DocketNumber: No. 13472
Judges: Fullerton
Filed Date: 11/13/1916
Status: Precedential
Modified Date: 11/16/2024
On June 30, 1912, the respondents, by their guardian ad litem, instituted proceedings in the superior court of Spokane county to contest the will of Sarah J. Brown, deceased. The lower court sustained the validity of the will, and on appeal to this court, the judgment was affirmed. In re Brown’s Estate, 83 Wash. 528, 145 Pac. 591. In the final judgment entered in the contest proceedings, the trial court refused to tax the fees and expenses of the appeal to the losing party. There was no cross-appeal on the part
There were two persons named as executrices of the will. At the conclusion of the contest proceedings, one of the executrices filed a final account with the estate. In this account she sought to charge the contestants with the fees and expenses of the contest proceedings and to have the amount thereof set off against the share of the estate to which the contestants were entitled by the terms of the will. The trial court refused to charge the contestants with the fees and expenses, or to allow the offset. This is an appeal from the order of the court expressing its ruling.
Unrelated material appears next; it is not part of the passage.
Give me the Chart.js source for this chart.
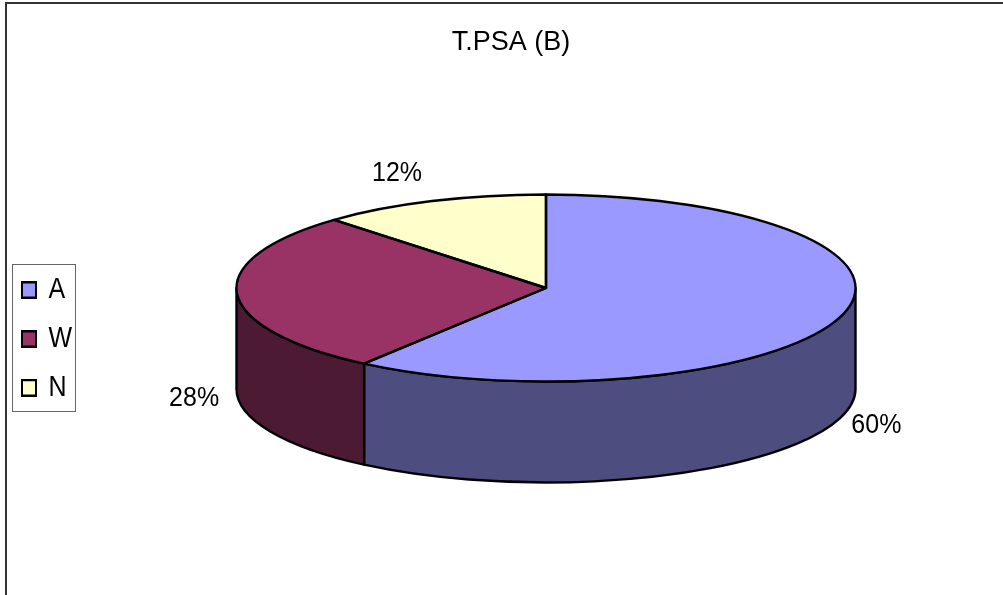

It is our opinion that the court ruled correctly. Had a judgment been entered in the contest proceedings for costs in favor of the estate and against the contestants, undoubtedly the executrix could have set off the judgment against any distributive share of the estate awarded to the contestants. Dray v. Bloch, 29 Ore. 347, 45 Pac. 772. But no such judgment was entered therein. On the contrary, the court refused to assess the costs on application being made to it for that purpose. This was conclusive of the matter. The proper place to try out the question was in that proceeding, and since it was tried out there, and adjudicated against the estate, the executrix cannot have a retrial of the issue on the settlement of the final account.
The judgment is affirmed.
Morris, C. J., Mount, Main, and Chadwick, JJ., concur.